While global warming is the most commonly discussed aspect of climate change, a rise in temperature is only part of the picture, said Mountain. In fact, the disappearance of glaciers on Mt. Kilimanjaro is more about weather patterns.

“It’s, on average, minus five degrees up there,” Mountain said. “It’s a precipitation issue — a change in the moisture pattern on the mountain.”

Simply put, the precipitation that used to feed the glaciers came off the Indian Ocean. But the changing climate has altered weather patterns. As the glaciers melt and provide water for those below, no new moisture makes it up the mountain to replenish the store.

Ben Dant, who will be a senior at St. X this fall, said that on the group’s way up the mountain, he saw a stake in the ground that marked where the ice once was.

Mountain told the group he placed stakes around the perimeter of the ice in 1999 and 2000. “It has receded significantly,” he said.

Mountain and his team took four ice core samples from the summit in 2000 and set up a monitoring station there. One mass of ice in 2000 “measured 20 to 30 meters and has deteriorated significantly and is dividing into chunks,” he said.

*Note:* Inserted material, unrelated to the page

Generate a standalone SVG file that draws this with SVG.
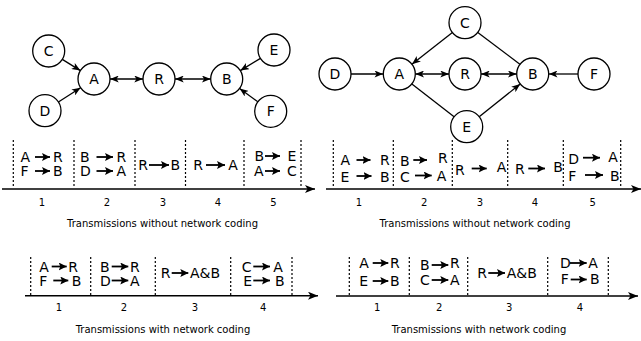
<svg xmlns="http://www.w3.org/2000/svg" width="641" height="341" viewBox="0 0 641 341">
<defs>
<style>
.n circle{fill:#fff;stroke:#000;stroke-width:1.3}
.n text{font-family:"DejaVu Sans",sans-serif;font-size:14px;text-anchor:middle;fill:#000}
.e{stroke:#000;stroke-width:1.3;fill:none}
.ax{stroke:#000;stroke-width:1.5;fill:none}
.dl{stroke:#000;stroke-width:1.2;stroke-dasharray:2,2}
.t{font-family:"DejaVu Sans",sans-serif;font-size:14px;fill:#000}
.num{font-family:"DejaVu Sans",sans-serif;font-size:10px;fill:#000;text-anchor:middle}
.cap{font-family:"DejaVu Sans",sans-serif;font-size:10px;fill:#000;text-anchor:middle}
.ta{stroke:#000;stroke-width:1.8}
</style>
<marker id="ah" viewBox="0 0 10 8" refX="10" refY="4" markerWidth="9" markerHeight="7" markerUnits="userSpaceOnUse" orient="auto-start-reverse">
<path d="M0,0 L10,4 L0,8 L2.5,4 z" fill="#000"/>
</marker>
<marker id="axh" viewBox="0 0 10 8" refX="10" refY="4" markerWidth="11" markerHeight="8" markerUnits="userSpaceOnUse" orient="auto">
<path d="M0,0 L10,4 L0,8 L2.5,4 z" fill="#000"/>
</marker>
<marker id="sh" viewBox="0 0 10 10" refX="10" refY="5" markerWidth="8" markerHeight="8" markerUnits="userSpaceOnUse" orient="auto">
<path d="M0,0 L10,5 L0,10 L2,5 z" fill="#000"/>
</marker>
</defs>

<!-- Left graph connectors -->
<g id="edges-left">
<line class="e" x1="62.3" y1="59.4" x2="80.4" y2="70.6" marker-end="url(#ah)"/>
<line class="e" x1="58.4" y1="102" x2="80.6" y2="87.7" marker-end="url(#ah)"/>
<line class="e" x1="110" y1="79" x2="143" y2="79" marker-start="url(#ah)" marker-end="url(#ah)"/>
<line class="e" x1="175" y1="79" x2="210.7" y2="79" marker-start="url(#ah)" marker-end="url(#ah)"/>
<line class="e" x1="260.4" y1="58.4" x2="240.3" y2="70.6" marker-end="url(#ah)"/>
<line class="e" x1="257.8" y1="101.8" x2="239.6" y2="88.5" marker-end="url(#ah)"/>
</g>
<g id="L-C" class="n"><circle cx="48.7" cy="51" r="16"/><text x="48.7" y="56">C</text></g>
<g id="L-A" class="n"><circle cx="94" cy="79" r="16"/><text x="94" y="84">A</text></g>
<g id="L-R" class="n"><circle cx="159" cy="79" r="16"/><text x="159" y="84">R</text></g>
<g id="L-B" class="n"><circle cx="226.7" cy="79" r="16"/><text x="226.7" y="84">B</text></g>
<g id="L-E" class="n"><circle cx="274" cy="50" r="16"/><text x="274" y="55">E</text></g>
<g id="L-D" class="n"><circle cx="45" cy="110.7" r="16"/><text x="45" y="115.7">D</text></g>
<g id="L-F" class="n"><circle cx="270.7" cy="111.3" r="16"/><text x="270.7" y="116.3">F</text></g>

<!-- Right graph connectors -->
<g id="edges-right">
<line class="e" x1="452.4" y1="32.5" x2="411.9" y2="64.2" marker-end="url(#ah)"/>
<line class="e" x1="477.8" y1="32.4" x2="519.9" y2="64.3"/>
<line class="e" x1="351" y1="74" x2="383.3" y2="74" marker-end="url(#ah)"/>
<line class="e" x1="415.3" y1="74" x2="449" y2="74" marker-start="url(#ah)" marker-end="url(#ah)"/>
<line class="e" x1="481" y1="74" x2="516.7" y2="74" marker-start="url(#ah)" marker-end="url(#ah)"/>
<line class="e" x1="578" y1="74" x2="548.7" y2="74" marker-end="url(#ah)"/>
<line class="e" x1="411.9" y1="83.9" x2="454.1" y2="116.8"/>
<line class="e" x1="479.2" y1="116.7" x2="520.2" y2="84" marker-end="url(#ah)"/>
</g>
<g id="R-C" class="n"><circle cx="465" cy="22.7" r="16"/><text x="465" y="27.7">C</text></g>
<g id="R-D" class="n"><circle cx="335" cy="74" r="16"/><text x="335" y="79">D</text></g>
<g id="R-A" class="n"><circle cx="399.3" cy="74" r="16"/><text x="399.3" y="79">A</text></g>
<g id="R-R" class="n"><circle cx="465" cy="74" r="16"/><text x="465" y="79">R</text></g>
<g id="R-B" class="n"><circle cx="532.7" cy="74" r="16"/><text x="532.7" y="79">B</text></g>
<g id="R-F" class="n"><circle cx="594" cy="74" r="16"/><text x="594" y="79">F</text></g>
<g id="R-E" class="n"><circle cx="466.7" cy="126.7" r="16"/><text x="466.7" y="131.7">E</text></g>

<!-- Timeline top-left -->
<g id="tl1">
<line class="ax" x1="2" y1="189" x2="315" y2="189" marker-end="url(#axh)"/>
<line class="dl" x1="13.3" y1="140" x2="13.3" y2="187"/>
<line class="dl" x1="74" y1="140" x2="74" y2="187"/>
<line class="dl" x1="135" y1="140" x2="135" y2="187"/>
<line class="dl" x1="185.5" y1="140" x2="185.5" y2="187"/>
<line class="dl" x1="244" y1="140" x2="244" y2="187"/>
<line class="dl" x1="301" y1="140" x2="301" y2="187"/>
<line class="ta" x1="35" y1="157" x2="50" y2="157" marker-end="url(#sh)"/>
<line class="ta" x1="35" y1="171" x2="50" y2="171" marker-end="url(#sh)"/>
<text class="t"><tspan x="20.5" y="162">A</tspan><tspan x="53" y="162">R</tspan><tspan x="20.5" y="176">F</tspan><tspan x="53" y="176">B</tspan></text>
<line class="ta" x1="96.5" y1="157" x2="113" y2="157" marker-end="url(#sh)"/>
<line class="ta" x1="96.5" y1="171" x2="113" y2="171" marker-end="url(#sh)"/>
<text class="t"><tspan x="80" y="162">B</tspan><tspan x="116.5" y="162">R</tspan><tspan x="80" y="176">D</tspan><tspan x="116.5" y="176">A</tspan></text>
<line class="ta" x1="149" y1="165" x2="169" y2="165" marker-end="url(#sh)"/>
<text class="t"><tspan x="138.3" y="170">R</tspan><tspan x="170.5" y="170">B</tspan></text>
<line class="ta" x1="206" y1="165" x2="225" y2="165" marker-end="url(#sh)"/>
<text class="t"><tspan x="193.3" y="170">R</tspan><tspan x="228.3" y="170">A</tspan></text>
<line class="ta" x1="265" y1="156" x2="280" y2="156" marker-end="url(#sh)"/>
<line class="ta" x1="265" y1="171" x2="280" y2="171" marker-end="url(#sh)"/>
<text class="t"><tspan x="254.5" y="161">B</tspan><tspan x="287.5" y="161">E</tspan><tspan x="254" y="176">A</tspan><tspan x="287" y="176">C</tspan></text>
<text class="num" x="42" y="206">1</text>
<text class="num" x="107" y="206">2</text>
<text class="num" x="163" y="206">3</text>
<text class="num" x="218" y="206">4</text>
<text class="num" x="273.5" y="206">5</text>
<text class="cap" x="162.5" y="226.5">Transmissions without network coding</text>
</g>

<!-- Timeline top-right -->
<g id="tl2">
<line class="ax" x1="326" y1="189" x2="641" y2="189" marker-end="url(#axh)"/>
<line class="dl" x1="333.3" y1="140" x2="333.3" y2="187"/>
<line class="dl" x1="393.3" y1="140" x2="393.3" y2="187"/>
<line class="dl" x1="452.3" y1="140" x2="452.3" y2="187"/>
<line class="dl" x1="507.7" y1="140" x2="507.7" y2="187"/>
<line class="dl" x1="563.3" y1="140" x2="563.3" y2="187"/>
<line class="dl" x1="620.7" y1="140" x2="620.7" y2="187"/>
<line class="ta" x1="356.5" y1="160" x2="370.5" y2="160" marker-end="url(#sh)"/>
<line class="ta" x1="356.5" y1="176" x2="371.5" y2="176" marker-end="url(#sh)"/>
<text class="t"><tspan x="340.5" y="165">A</tspan><tspan x="380" y="165">R</tspan><tspan x="340.5" y="181.5">E</tspan><tspan x="380" y="181.5">B</tspan></text>
<line class="ta" x1="413.3" y1="160" x2="427" y2="160" marker-end="url(#sh)"/>
<line class="ta" x1="415" y1="175.5" x2="431.7" y2="175.5" marker-end="url(#sh)"/>
<text class="t"><tspan x="400" y="165.5">B</tspan><tspan x="438" y="163">R</tspan><tspan x="400" y="181.5">C</tspan><tspan x="436.7" y="181">A</tspan></text>
<line class="ta" x1="471.7" y1="168.5" x2="486.7" y2="168.5" marker-end="url(#sh)"/>
<text class="t"><tspan x="455" y="174.5">R</tspan><tspan x="496.7" y="172">A</tspan></text>
<line class="ta" x1="528.3" y1="168.5" x2="545" y2="168.5" marker-end="url(#sh)"/>
<text class="t"><tspan x="515" y="174">R</tspan><tspan x="553.3" y="172">B</tspan></text>
<line class="ta" x1="583" y1="157.7" x2="600" y2="157.7" marker-end="url(#sh)"/>
<line class="ta" x1="585" y1="175" x2="603" y2="175" marker-end="url(#sh)"/>
<text class="t"><tspan x="568.3" y="164.3">D</tspan><tspan x="608.3" y="162.3">A</tspan><tspan x="568.3" y="181">F</tspan><tspan x="610" y="181">B</tspan></text>
<text class="num" x="359" y="206">1</text>
<text class="num" x="424.3" y="206">2</text>
<text class="num" x="480" y="206">3</text>
<text class="num" x="535" y="206">4</text>
<text class="num" x="592.7" y="206">5</text>
<text class="cap" x="475" y="226.5">Transmissions without network coding</text>
</g>

<!-- Timeline bottom-left -->
<g id="tl3">
<line class="ax" x1="25" y1="295.7" x2="318" y2="295.7" marker-end="url(#axh)"/>
<line class="dl" x1="30.7" y1="257" x2="30.7" y2="295"/>
<line class="dl" x1="90.7" y1="257" x2="90.7" y2="295"/>
<line class="dl" x1="155.3" y1="257" x2="155.3" y2="295"/>
<line class="dl" x1="230.7" y1="257" x2="230.7" y2="295"/>
<line class="dl" x1="292" y1="257" x2="292" y2="295"/>
<line class="ta" x1="51.7" y1="266.5" x2="66.7" y2="266.5" marker-end="url(#sh)"/>
<line class="ta" x1="53.3" y1="280.5" x2="68.3" y2="280.5" marker-end="url(#sh)"/>
<text class="t"><tspan x="39.3" y="271.7">A</tspan><tspan x="68.3" y="271.7">R</tspan><tspan x="39.3" y="285.7">F</tspan><tspan x="71.7" y="285.7">B</tspan></text>
<line class="ta" x1="111.7" y1="266.5" x2="128.3" y2="266.5" marker-end="url(#sh)"/>
<line class="ta" x1="111.7" y1="280.5" x2="128.3" y2="280.5" marker-end="url(#sh)"/>
<text class="t"><tspan x="100" y="271.7">B</tspan><tspan x="130" y="271.7">R</tspan><tspan x="100" y="285.7">D</tspan><tspan x="130" y="285.7">A</tspan></text>
<line class="ta" x1="171.7" y1="273" x2="188.3" y2="273" marker-end="url(#sh)"/>
<text class="t"><tspan x="160.7" y="278">R</tspan><tspan x="190" y="278">A&amp;B</tspan></text>
<line class="ta" x1="253.3" y1="266.5" x2="270" y2="266.5" marker-end="url(#sh)"/>
<line class="ta" x1="253.3" y1="280.5" x2="270" y2="280.5" marker-end="url(#sh)"/>
<text class="t"><tspan x="241.7" y="271.7">C</tspan><tspan x="273.3" y="271.7">A</tspan><tspan x="243.3" y="285.7">E</tspan><tspan x="275" y="285.7">B</tspan></text>
<text class="num" x="59" y="311">1</text>
<text class="num" x="124" y="311">2</text>
<text class="num" x="195" y="311">3</text>
<text class="num" x="263.3" y="311">4</text>
<text class="cap" x="163" y="333">Transmissions with network coding</text>
</g>

<!-- Timeline bottom-right -->
<g id="tl4">
<line class="ax" x1="336" y1="296" x2="638" y2="296" marker-end="url(#axh)"/>
<line class="dl" x1="349.3" y1="257" x2="349.3" y2="295"/>
<line class="dl" x1="409.3" y1="257" x2="409.3" y2="295"/>
<line class="dl" x1="467.7" y1="257" x2="467.7" y2="295"/>
<line class="dl" x1="547.7" y1="257" x2="547.7" y2="295"/>
<line class="dl" x1="608.3" y1="257" x2="608.3" y2="295"/>
<line class="ta" x1="372.7" y1="263" x2="388.3" y2="263" marker-end="url(#sh)"/>
<line class="ta" x1="372.7" y1="281" x2="388.3" y2="281" marker-end="url(#sh)"/>
<text class="t"><tspan x="359.3" y="268">A</tspan><tspan x="390" y="268">R</tspan><tspan x="359.3" y="286">E</tspan><tspan x="390" y="286">B</tspan></text>
<line class="ta" x1="431.7" y1="265" x2="448.3" y2="265" marker-end="url(#sh)"/>
<line class="ta" x1="431.7" y1="280" x2="448.3" y2="280" marker-end="url(#sh)"/>
<text class="t"><tspan x="420" y="270">B</tspan><tspan x="450" y="268">R</tspan><tspan x="420" y="285">C</tspan><tspan x="450" y="285">A</tspan></text>
<line class="ta" x1="488.3" y1="273" x2="505" y2="273" marker-end="url(#sh)"/>
<text class="t"><tspan x="477.3" y="278">R</tspan><tspan x="506.7" y="278">A&amp;B</tspan></text>
<line class="ta" x1="570" y1="263" x2="586.7" y2="263" marker-end="url(#sh)"/>
<line class="ta" x1="570.7" y1="279.5" x2="586.7" y2="279.5" marker-end="url(#sh)"/>
<text class="t"><tspan x="560" y="268.3">D</tspan><tspan x="588.3" y="268.3">A</tspan><tspan x="560.7" y="284.3">F</tspan><tspan x="590" y="284.3">B</tspan></text>
<text class="num" x="377.3" y="311">1</text>
<text class="num" x="439.3" y="311">2</text>
<text class="num" x="509.3" y="311">3</text>
<text class="num" x="580" y="311">4</text>
<text class="cap" x="479" y="333">Transmissions with network coding</text>
</g>
</svg>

“Under current climate conditions, there is no indication to expect it to stop,” he said. “Kilimanjaro has the last glaciers in Africa. There are other pockets of ice, but the glaciers started disappearing in the last 30 years.”

During one of the early days of St. X’s expedition, the students saw a woman carrying water five miles outside of the closest town. Mountain explained that people are forced to go farther and farther to find the resources they need.

“Eighty percent of these people’s day is (spent) meeting their obligation to stay alive,” he said. “The poor and marginalized countries — where climate dictates the quality of their lives — are the one that will feel it.”

Mountain said he thinks the St. X students had a good chance to observe the situation on the expedition.

“The effects will be felt when they sit down to contemplate what they have seen,” he said. “Moving from Louisville into a third-world country is an eye-opener. It’s not (about) going into a community, looking and walking away. It’s about looking at the deeper issues that come into this. That’s the sort of thing I’d like to think people are coming home with.”

While climate change continues to be studied and its causes are debated, Mountain said there’s no doubt “the rate of change we’re seeing is more rapid than we’ve seen in 10,000 years. It’s been warmer, and it’s been colder. But the rate of change” has not been seen. And “there is a human signature that is helping this rate of change occur,” he said.